━━━ Material for this exercise ━━━
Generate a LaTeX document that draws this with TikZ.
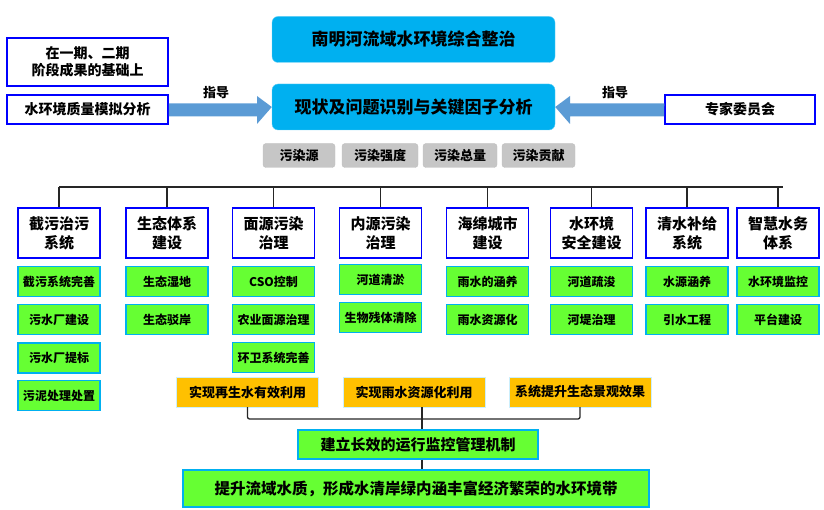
\documentclass[tikz,border=0pt]{standalone}
\usepackage{fontspec}
\setmainfont{Noto Sans CJK SC}
\usetikzlibrary{arrows.meta}
\definecolor{cyanb}{HTML}{00B0F0}
\definecolor{grn}{HTML}{66FF33}
\definecolor{org}{HTML}{FFC000}
\definecolor{arr}{HTML}{5B9BD5}
\begin{document}
\begin{tikzpicture}[x=1pt,y=-1pt,
 box/.style={minimum width=#1,inner sep=0pt,align=center,font=\bfseries},
 topb/.style={draw=cyanb!60,fill=cyanb,rounded corners=6pt,minimum width=283,minimum height=46,inner sep=0,font=\fontsize{17}{20}\selectfont\bfseries},
 blueb/.style={draw=blue,line width=1.5pt,fill=white,inner sep=0,align=center,font=\fontsize{14}{17}\selectfont\bfseries},
 tag/.style={draw=gray!50,fill=gray!45,rounded corners=3pt,minimum height=24,inner sep=0,font=\fontsize{13}{15}\selectfont\bfseries},
 cat/.style={draw=blue,line width=1.3pt,fill=white,minimum width=82,minimum height=50,inner sep=0,align=center,font=\fontsize{15}{19}\selectfont\bfseries},
 gb/.style={draw=cyanb,line width=1.3pt,fill=grn,minimum width=82,minimum height=30,inner sep=0,font=\fontsize{12}{14}\selectfont\bfseries},
 ob/.style={draw=cyanb!20,fill=org,minimum width=142,minimum height=30,inner sep=0,font=\fontsize{13}{15}\selectfont\bfseries},
 bigarrow/.style={draw=none,fill=arr},
 ln/.style={line width=1.3pt,black!85}]
\useasboundingbox (0,0) rectangle (824,510);
\node[topb] (t1) at (413.5,39.5) {南明河流域水环境综合整治};
\node[topb] (t2) at (413.5,107) {现状及问题识别与关键因子分析};
\node[blueb,minimum width=161,minimum height=48] (l1) at (87.5,62) {在一期、二期\\阶段成果的基础上};
\node[blueb,minimum width=161,minimum height=29] (l2) at (87.5,109.5) {水环境质量模拟分析};
\node[blueb,minimum width=150,minimum height=29] (r1) at (740,109.5) {专家委员会};
\fill[arr] (l2.east)++(0,-6) -- (257,103.5) -- (257,96) -- (t2.west) -- (257,124) -- (257,116.5) -- (168.8,116.5) -- cycle;
\fill[arr] (r1.west)++(0,-6) -- (570,103.5) -- (570,96) -- (t2.east) -- (570,124) -- (570,116.5) -- (664.2,116.5) -- cycle;
\node[font=\fontsize{13}{15}\selectfont\bfseries] (g1) at (216,93) {指导};
\node[font=\fontsize{13}{15}\selectfont\bfseries] (g2) at (615,93) {指导};
\node[tag,minimum width=72] (p1) at (299,155.5) {污染源};
\node[tag,minimum width=76] (p2) at (380,155.5) {污染强度};
\node[tag,minimum width=74] (p3) at (460,155.5) {污染总量};
\node[tag,minimum width=73] (p4) at (538.5,155.5) {污染贡献};
% categories
\coordinate (hl) at (59,187); \coordinate (hr) at (783,187);
\draw[ln] (hl) -- (hr);
\foreach \n/\x/\t in {c1/59/截污治污\\系统, c2/167/生态体系\\建设, c3/273.5/面源污染\\治理, c4/380.5/内源污染\\治理, c5/487.5/海绵城市\\建设, c6/591.5/水环境\\安全建设, c7/687/清水补给\\系统, c8/778/智慧水务\\体系}{
 \node[cat] (\n) at (\x,233) {\t};
 \draw[ln] (\n.north |- hl) -- (\n.north);
}
\node[gb] (a1) at (c1 |- 0,281.5) {截污系统完善};
\node[gb] (a2) at (c1 |- 0,319.5) {污水厂建设};
\node[gb] (a3) at (c1 |- 0,358) {污水厂提标};
\node[gb] (a4) at (c1 |- 0,395.5) {污泥处理处置};
\node[gb] (b1) at (c2 |- 0,281.5) {生态湿地};
\node[gb] (b2) at (c2 |- 0,319.5) {生态驳岸};
\node[gb] (d1) at (c3 |- 0,281.5) {CSO控制};
\node[gb] (d2) at (c3 |- 0,319.5) {农业面源治理};
\node[gb] (d3) at (c3 |- 0,357.5) {环卫系统完善};
\node[gb] (e1) at (c4 |- 0,279.5) {河道清淤};
\node[gb] (e2) at (c4 |- 0,317.5) {生物残体清除};
\node[gb] (f1) at (c5 |- 0,281.5) {雨水的涵养};
\node[gb] (f2) at (c5 |- 0,319.5) {雨水资源化};
\node[gb] (h1) at (c6 |- 0,281.5) {河道疏浚};
\node[gb] (h2) at (c6 |- 0,319.5) {河堤治理};
\node[gb] (i1) at (c7 |- 0,281.5) {水源涵养};
\node[gb] (i2) at (c7 |- 0,319.5) {引水工程};
\node[gb] (j1) at (c8 |- 0,281.5) {水环境监控};
\node[gb] (j2) at (c8 |- 0,319.5) {平台建设};
% outcomes
\node[ob] (o1) at (247.5,392) {实现再生水有效利用};
\node[ob] (o2) at (414,392) {实现雨水资源化利用};
\node[ob] (o3) at (580,392) {系统提升生态景观效果};
\node[draw=cyanb,line width=1.3pt,fill=grn,minimum width=240,minimum height=29,inner sep=0,font=\fontsize{15}{17}\selectfont\bfseries] (m) at (418,444.5) {建立长效的运行监控管理机制};
\node[draw=cyanb,line width=1.3pt,fill=grn,minimum width=466,minimum height=37,inner sep=0,font=\fontsize{15.5}{18}\selectfont\bfseries] (z) at (416,488.5) {提升流域水质，形成水清岸绿内涵丰富经济繁荣的水环境带};
\coordinate (bj) at (422,419);
\draw[ln,rounded corners=2pt] (o1.south) |- (bj) -| (o3.south);
\draw[ln] (o2.south -| bj) -- (m.north -| bj);
\draw[ln] (m.south -| bj) -- (z.north -| bj);
\end{tikzpicture}
\end{document}
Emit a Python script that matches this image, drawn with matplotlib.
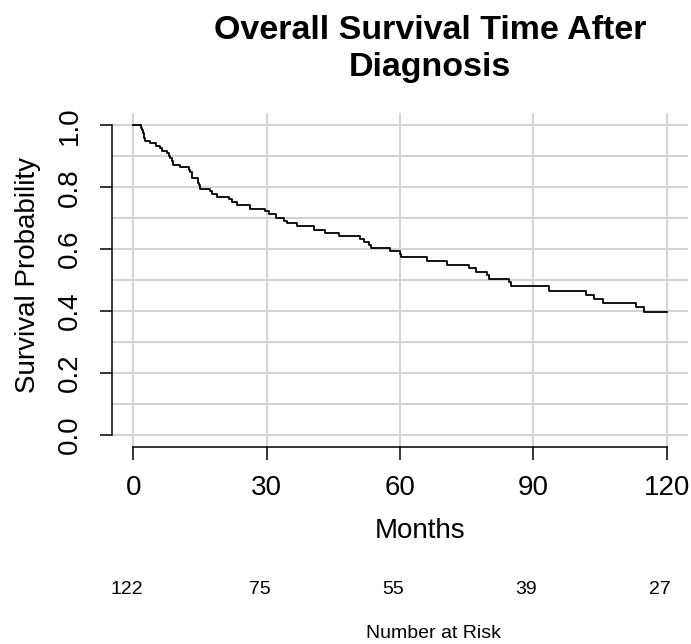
import matplotlib
matplotlib.use("Agg")
import matplotlib.pyplot as plt
import matplotlib.transforms as mtransforms

plt.rcParams['font.family'] = ['Liberation Sans', 'DejaVu Sans']

# Kaplan-Meier estimate (months, survival after the drop)
event_times = [1.8, 2.0, 2.2, 2.4, 2.5, 2.6, 3.8, 5.2, 6.0, 6.4,
               7.5, 8.0, 8.2, 8.6, 8.9, 10.5, 12.6, 12.8, 13.1, 13.3,
               14.5, 14.7, 14.9, 17.3, 17.6, 18.8, 21.5, 22.3, 23.4, 26.3,
               29.7, 30.5, 32.0, 33.8, 34.6, 36.9, 40.6, 43.2, 46.2, 51.1,
               51.8, 53.0, 53.5, 57.7, 60.0, 60.3, 66.1, 70.6, 75.5, 77.2,
               79.6, 80.0, 84.5, 84.9, 93.5, 101.8, 103.6, 105.7, 113.0, 115.0]
survival = [0.992, 0.984, 0.975, 0.967, 0.959, 0.951, 0.943, 0.934, 0.926, 0.918,
            0.910, 0.902, 0.893, 0.885, 0.872, 0.865, 0.857, 0.849, 0.840, 0.831,
            0.815, 0.806, 0.795, 0.787, 0.779, 0.770, 0.762, 0.753, 0.741, 0.730,
            0.722, 0.712, 0.702, 0.692, 0.683, 0.673, 0.663, 0.653, 0.643, 0.633,
            0.624, 0.614, 0.604, 0.594, 0.584, 0.573, 0.562, 0.550, 0.539, 0.527,
            0.515, 0.504, 0.492, 0.480, 0.466, 0.453, 0.439, 0.425, 0.412, 0.398]
follow_up_end = 120

risk_times = [0, 30, 60, 90, 120]
risk_counts = [122, 75, 55, 39, 27]

x_ticks = [0, 30, 60, 90, 120]
y_ticks = [0.0, 0.2, 0.4, 0.6, 0.8, 1.0]
y_grid = [i / 10 for i in range(11)]

W, H = 691, 644
fig = plt.figure(figsize=(W / 100, H / 100), dpi=100)
ax = fig.add_axes([112 / W, 1 - 447 / H, 576 / W, 334 / H])

grid_col = '#d3d3d3'
for g in y_grid:
    ax.axhline(g, color=grid_col, lw=1.5, zorder=0)
for g in x_ticks:
    ax.axvline(g, color=grid_col, lw=1.5, zorder=0)

xs = [0] + event_times + [follow_up_end]
ys = [1.0] + survival + [survival[-1]]
ax.step(xs, ys, where='post', color='black', lw=1.3, zorder=3)

ax.set_xlim(-4.8, 124.8)
ax.set_ylim(-0.04, 1.04)

for s in ['top', 'right']:
    ax.spines[s].set_visible(False)
ax.spines['left'].set_bounds(0, 1)
ax.spines['bottom'].set_bounds(0, 120)
ax.spines['left'].set_linewidth(1.1)
ax.spines['bottom'].set_linewidth(1.1)

ax.set_xticks(x_ticks)
ax.set_xticklabels([str(t) for t in x_ticks])
ax.set_yticks(y_ticks)
ax.set_yticklabels([f"{t:.1f}" for t in y_ticks])
ax.tick_params(axis='both', length=9, width=1.1, labelsize=20)
ax.tick_params(axis='x', pad=11)
ax.tick_params(axis='y', pad=12)
for lab in ax.get_yticklabels():
    lab.set_rotation(90)
    lab.set_va('center')

fig.text(430 / W, 1 - 49 / H, "Overall Survival Time After\nDiagnosis",
         ha='center', va='center', fontsize=24.5, fontweight='bold', linespacing=1.22)
fig.text(28 / W, 1 - 275 / H, "Survival Probability", rotation=90,
         ha='center', va='center', fontsize=20)
fig.text(420 / W, 1 - 531 / H, "Months", ha='center', va='center', fontsize=20)

# number at risk row below the axis
shift = mtransforms.offset_copy(ax.transData, fig=fig, x=-7, y=0, units='dots')
row_tr = mtransforms.blended_transform_factory(shift, fig.transFigure)
for t, n in zip(risk_times, risk_counts):
    ax.text(t, 1 - 590 / H, str(n), transform=row_tr, ha='center', va='center',
            fontsize=14, clip_on=False)
fig.text(434 / W, 1 - 633 / H, "Number at Risk", ha='center', va='center', fontsize=14)

fig.savefig("out.png", dpi=100)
━━━
▶ _Brief_
Which lines contain "matplotlib"? Copy each of them out.

▶ _Response below_
Emit a Python script that matches this image, drawn with matplotlib.
import matplotlib
matplotlib.use("Agg")
import matplotlib.pyplot as plt
import matplotlib.transforms as mtransforms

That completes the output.